**SUPPLIED MATERIAL**
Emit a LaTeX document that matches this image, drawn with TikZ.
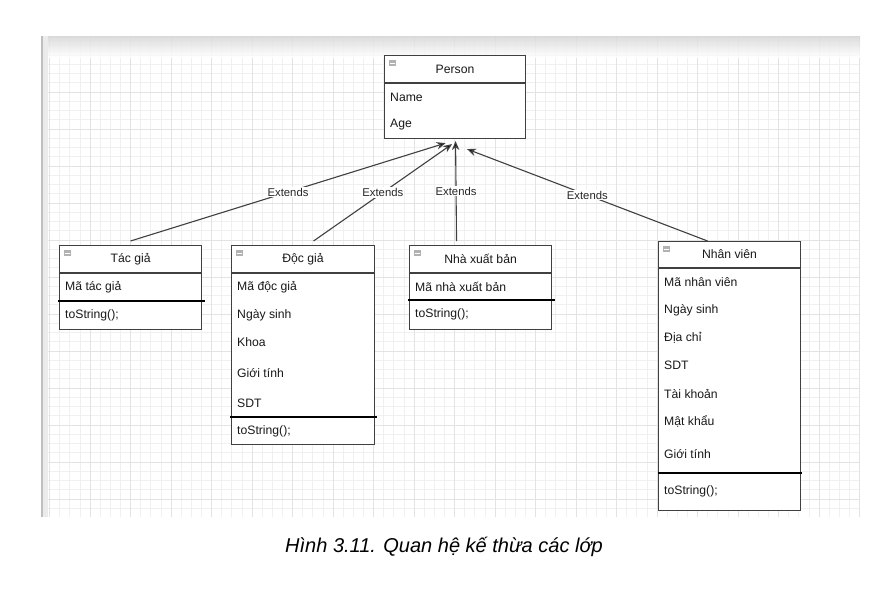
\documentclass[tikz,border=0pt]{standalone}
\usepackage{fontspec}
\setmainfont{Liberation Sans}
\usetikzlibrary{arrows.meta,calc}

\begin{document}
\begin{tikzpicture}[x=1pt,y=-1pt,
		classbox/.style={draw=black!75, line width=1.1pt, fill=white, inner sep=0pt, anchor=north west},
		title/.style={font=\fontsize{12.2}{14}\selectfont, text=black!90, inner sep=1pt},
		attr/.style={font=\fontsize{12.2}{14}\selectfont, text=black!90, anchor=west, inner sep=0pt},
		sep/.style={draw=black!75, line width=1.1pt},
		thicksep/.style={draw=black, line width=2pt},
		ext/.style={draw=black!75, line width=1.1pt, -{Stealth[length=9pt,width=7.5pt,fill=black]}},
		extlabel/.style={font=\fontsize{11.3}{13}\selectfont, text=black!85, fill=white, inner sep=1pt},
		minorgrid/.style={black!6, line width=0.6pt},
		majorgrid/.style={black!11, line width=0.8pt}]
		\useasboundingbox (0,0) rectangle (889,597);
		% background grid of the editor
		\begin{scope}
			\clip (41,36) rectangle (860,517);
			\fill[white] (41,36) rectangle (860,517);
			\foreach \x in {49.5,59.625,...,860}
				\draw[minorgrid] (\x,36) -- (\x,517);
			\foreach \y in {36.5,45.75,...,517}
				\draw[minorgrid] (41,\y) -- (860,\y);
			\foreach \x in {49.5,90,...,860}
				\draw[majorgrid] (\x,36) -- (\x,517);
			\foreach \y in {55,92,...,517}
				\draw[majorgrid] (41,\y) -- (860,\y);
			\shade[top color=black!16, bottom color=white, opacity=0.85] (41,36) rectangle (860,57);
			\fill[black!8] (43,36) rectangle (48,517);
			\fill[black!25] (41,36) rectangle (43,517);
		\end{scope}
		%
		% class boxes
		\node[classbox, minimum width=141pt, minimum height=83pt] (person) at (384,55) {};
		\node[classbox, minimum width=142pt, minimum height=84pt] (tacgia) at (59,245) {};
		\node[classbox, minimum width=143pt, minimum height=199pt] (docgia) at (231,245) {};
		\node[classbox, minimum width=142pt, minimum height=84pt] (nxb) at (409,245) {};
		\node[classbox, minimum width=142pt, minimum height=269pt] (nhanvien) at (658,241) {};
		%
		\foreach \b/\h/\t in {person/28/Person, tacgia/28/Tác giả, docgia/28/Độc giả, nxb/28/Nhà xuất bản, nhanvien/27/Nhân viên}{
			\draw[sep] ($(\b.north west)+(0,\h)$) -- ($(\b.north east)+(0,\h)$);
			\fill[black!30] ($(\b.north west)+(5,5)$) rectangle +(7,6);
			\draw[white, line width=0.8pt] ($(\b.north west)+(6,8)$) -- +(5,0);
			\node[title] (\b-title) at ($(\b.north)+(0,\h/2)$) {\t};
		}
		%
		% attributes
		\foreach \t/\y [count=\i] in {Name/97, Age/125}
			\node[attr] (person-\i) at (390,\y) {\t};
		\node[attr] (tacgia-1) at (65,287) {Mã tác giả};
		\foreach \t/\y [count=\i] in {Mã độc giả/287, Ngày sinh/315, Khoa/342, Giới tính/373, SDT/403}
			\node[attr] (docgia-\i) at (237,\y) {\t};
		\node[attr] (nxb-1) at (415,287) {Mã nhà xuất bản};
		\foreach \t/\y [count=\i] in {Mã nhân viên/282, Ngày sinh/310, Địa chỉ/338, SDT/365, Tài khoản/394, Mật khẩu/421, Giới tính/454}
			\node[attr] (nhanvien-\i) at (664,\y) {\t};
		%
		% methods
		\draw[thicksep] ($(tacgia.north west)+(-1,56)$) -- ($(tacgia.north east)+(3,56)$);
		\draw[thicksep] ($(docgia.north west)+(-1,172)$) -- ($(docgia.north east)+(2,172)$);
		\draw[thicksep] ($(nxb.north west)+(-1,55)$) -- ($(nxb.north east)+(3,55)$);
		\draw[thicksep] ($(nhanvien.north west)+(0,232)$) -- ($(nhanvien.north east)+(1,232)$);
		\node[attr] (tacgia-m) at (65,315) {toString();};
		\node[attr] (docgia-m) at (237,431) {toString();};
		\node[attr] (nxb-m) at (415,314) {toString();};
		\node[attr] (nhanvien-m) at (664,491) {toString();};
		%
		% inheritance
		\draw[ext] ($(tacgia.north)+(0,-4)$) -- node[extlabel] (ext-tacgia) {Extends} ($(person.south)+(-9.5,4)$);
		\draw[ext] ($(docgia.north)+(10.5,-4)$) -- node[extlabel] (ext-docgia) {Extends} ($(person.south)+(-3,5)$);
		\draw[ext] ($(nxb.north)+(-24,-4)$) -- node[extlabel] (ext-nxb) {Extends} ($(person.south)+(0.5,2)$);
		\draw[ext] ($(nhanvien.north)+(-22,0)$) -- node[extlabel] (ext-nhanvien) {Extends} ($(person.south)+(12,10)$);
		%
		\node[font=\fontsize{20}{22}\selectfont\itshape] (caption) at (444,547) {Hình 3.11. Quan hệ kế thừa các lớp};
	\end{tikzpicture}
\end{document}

==

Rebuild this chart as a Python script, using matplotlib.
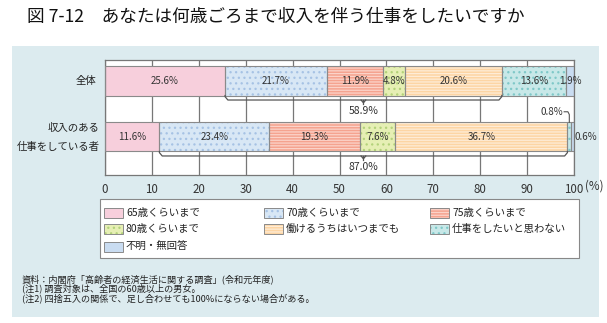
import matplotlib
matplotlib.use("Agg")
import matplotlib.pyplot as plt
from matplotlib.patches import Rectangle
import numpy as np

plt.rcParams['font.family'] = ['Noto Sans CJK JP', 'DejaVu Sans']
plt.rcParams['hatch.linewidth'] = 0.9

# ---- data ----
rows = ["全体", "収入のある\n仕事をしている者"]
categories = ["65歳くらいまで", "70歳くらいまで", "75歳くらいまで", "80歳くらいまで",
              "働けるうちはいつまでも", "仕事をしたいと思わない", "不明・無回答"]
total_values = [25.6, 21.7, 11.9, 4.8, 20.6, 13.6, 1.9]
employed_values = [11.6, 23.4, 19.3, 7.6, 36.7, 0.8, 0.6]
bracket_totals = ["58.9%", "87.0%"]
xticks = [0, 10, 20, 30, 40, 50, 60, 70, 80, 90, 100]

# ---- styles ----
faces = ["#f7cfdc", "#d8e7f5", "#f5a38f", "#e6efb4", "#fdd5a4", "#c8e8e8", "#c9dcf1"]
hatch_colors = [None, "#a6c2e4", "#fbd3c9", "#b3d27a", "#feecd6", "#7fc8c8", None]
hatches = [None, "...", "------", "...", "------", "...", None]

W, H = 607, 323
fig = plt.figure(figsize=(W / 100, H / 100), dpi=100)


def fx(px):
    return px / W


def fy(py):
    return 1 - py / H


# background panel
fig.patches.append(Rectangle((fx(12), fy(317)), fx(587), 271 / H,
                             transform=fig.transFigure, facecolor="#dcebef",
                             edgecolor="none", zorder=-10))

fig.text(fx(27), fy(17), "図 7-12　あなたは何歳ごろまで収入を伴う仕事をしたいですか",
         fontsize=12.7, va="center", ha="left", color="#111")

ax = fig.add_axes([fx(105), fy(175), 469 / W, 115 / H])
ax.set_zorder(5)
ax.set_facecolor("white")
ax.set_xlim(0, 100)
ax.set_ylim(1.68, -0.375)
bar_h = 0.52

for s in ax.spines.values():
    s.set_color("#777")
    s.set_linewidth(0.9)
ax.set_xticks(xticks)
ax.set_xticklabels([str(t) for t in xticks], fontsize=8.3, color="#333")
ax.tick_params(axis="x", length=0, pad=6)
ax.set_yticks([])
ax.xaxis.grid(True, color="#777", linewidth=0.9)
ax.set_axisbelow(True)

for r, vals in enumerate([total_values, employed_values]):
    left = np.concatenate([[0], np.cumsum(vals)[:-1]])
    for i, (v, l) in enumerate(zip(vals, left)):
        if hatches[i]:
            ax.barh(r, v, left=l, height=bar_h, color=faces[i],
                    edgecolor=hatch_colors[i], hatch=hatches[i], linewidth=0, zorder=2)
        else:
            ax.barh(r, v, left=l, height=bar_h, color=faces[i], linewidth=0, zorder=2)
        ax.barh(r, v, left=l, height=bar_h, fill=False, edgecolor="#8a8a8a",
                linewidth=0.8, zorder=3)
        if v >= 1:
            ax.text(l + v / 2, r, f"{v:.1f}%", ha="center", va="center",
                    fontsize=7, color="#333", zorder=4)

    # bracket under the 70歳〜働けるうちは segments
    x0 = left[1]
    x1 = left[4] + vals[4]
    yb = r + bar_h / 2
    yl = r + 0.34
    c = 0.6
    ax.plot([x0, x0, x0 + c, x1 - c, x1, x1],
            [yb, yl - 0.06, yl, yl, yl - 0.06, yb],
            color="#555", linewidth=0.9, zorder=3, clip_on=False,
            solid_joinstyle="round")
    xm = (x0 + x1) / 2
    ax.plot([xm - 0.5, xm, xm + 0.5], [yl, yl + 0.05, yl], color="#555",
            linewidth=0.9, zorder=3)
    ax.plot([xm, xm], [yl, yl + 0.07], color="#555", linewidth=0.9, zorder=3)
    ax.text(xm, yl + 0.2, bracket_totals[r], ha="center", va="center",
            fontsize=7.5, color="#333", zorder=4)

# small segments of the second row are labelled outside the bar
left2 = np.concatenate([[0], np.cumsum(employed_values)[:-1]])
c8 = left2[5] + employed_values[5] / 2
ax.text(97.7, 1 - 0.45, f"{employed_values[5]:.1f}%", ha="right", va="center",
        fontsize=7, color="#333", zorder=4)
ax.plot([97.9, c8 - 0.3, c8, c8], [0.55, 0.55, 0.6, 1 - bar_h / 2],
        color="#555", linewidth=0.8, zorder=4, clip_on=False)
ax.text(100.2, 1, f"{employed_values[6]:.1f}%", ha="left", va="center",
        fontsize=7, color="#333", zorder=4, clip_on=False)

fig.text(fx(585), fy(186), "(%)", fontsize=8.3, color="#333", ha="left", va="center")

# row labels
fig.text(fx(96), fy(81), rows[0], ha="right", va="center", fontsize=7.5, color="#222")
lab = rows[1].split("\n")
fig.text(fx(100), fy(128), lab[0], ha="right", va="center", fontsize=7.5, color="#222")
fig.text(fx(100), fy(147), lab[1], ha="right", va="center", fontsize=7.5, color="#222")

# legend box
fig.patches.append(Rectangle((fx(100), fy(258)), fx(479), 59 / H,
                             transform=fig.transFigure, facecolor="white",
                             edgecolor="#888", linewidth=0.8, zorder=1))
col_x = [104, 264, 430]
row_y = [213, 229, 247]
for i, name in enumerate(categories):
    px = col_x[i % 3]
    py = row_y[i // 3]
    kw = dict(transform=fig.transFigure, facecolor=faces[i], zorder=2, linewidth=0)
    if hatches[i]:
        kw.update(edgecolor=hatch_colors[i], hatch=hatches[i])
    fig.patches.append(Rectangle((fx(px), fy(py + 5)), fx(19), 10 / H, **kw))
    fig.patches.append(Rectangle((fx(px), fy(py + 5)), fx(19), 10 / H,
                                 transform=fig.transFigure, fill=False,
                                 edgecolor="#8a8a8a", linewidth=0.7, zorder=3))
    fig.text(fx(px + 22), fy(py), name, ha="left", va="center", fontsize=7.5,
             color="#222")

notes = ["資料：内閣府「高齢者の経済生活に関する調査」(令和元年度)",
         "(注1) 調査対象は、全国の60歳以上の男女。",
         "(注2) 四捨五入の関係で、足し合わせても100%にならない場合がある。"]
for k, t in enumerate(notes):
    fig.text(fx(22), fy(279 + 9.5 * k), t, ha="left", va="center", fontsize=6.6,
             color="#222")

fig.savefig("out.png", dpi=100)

* * *

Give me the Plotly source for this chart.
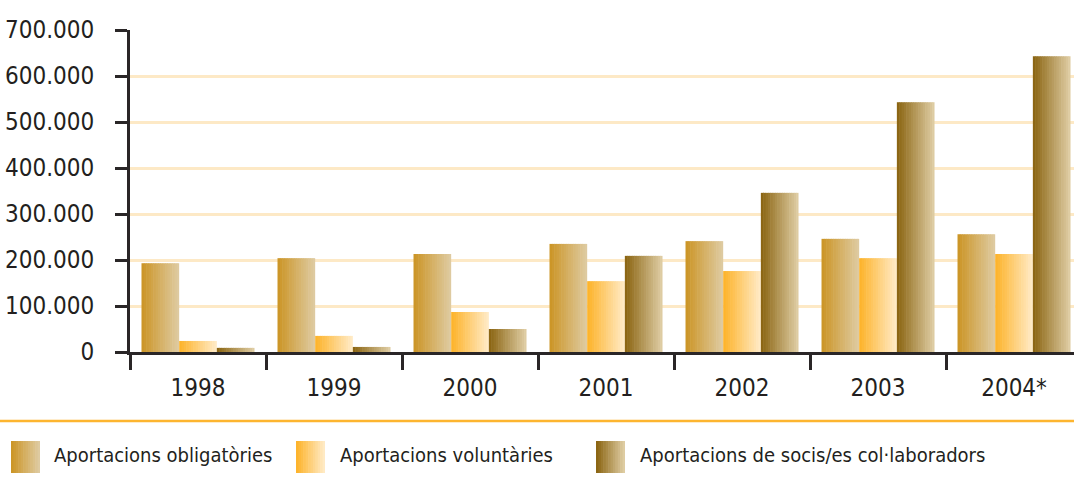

**WHAT TO DO**
Except for the pictures, write out exactly the lines from the line that contains "Rebuild this chart" through the line that contains "return 1 - py / H", including both.

**RESULT OF THE TASK**
Rebuild this chart as a Python script, using matplotlib.
import matplotlib
matplotlib.use("Agg")
import matplotlib.pyplot as plt
from matplotlib.patches import Rectangle
import numpy as np

plt.rcParams['font.family'] = ['Noto Sans CJK JP', 'DejaVu Sans']
plt.rcParams['hatch.linewidth'] = 0.9

# ---- data ----
rows = ["全体", "収入のある\n仕事をしている者"]
categories = ["65歳くらいまで", "70歳くらいまで", "75歳くらいまで", "80歳くらいまで",
              "働けるうちはいつまでも", "仕事をしたいと思わない", "不明・無回答"]
total_values = [25.6, 21.7, 11.9, 4.8, 20.6, 13.6, 1.9]
employed_values = [11.6, 23.4, 19.3, 7.6, 36.7, 0.8, 0.6]
bracket_totals = ["58.9%", "87.0%"]
xticks = [0, 10, 20, 30, 40, 50, 60, 70, 80, 90, 100]

# ---- styles ----
faces = ["#f7cfdc", "#d8e7f5", "#f5a38f", "#e6efb4", "#fdd5a4", "#c8e8e8", "#c9dcf1"]
hatch_colors = [None, "#a6c2e4", "#fbd3c9", "#b3d27a", "#feecd6", "#7fc8c8", None]
hatches = [None, "...", "------", "...", "------", "...", None]

W, H = 607, 323
fig = plt.figure(figsize=(W / 100, H / 100), dpi=100)


def fx(px):
    return px / W


def fy(py):
    return 1 - py / H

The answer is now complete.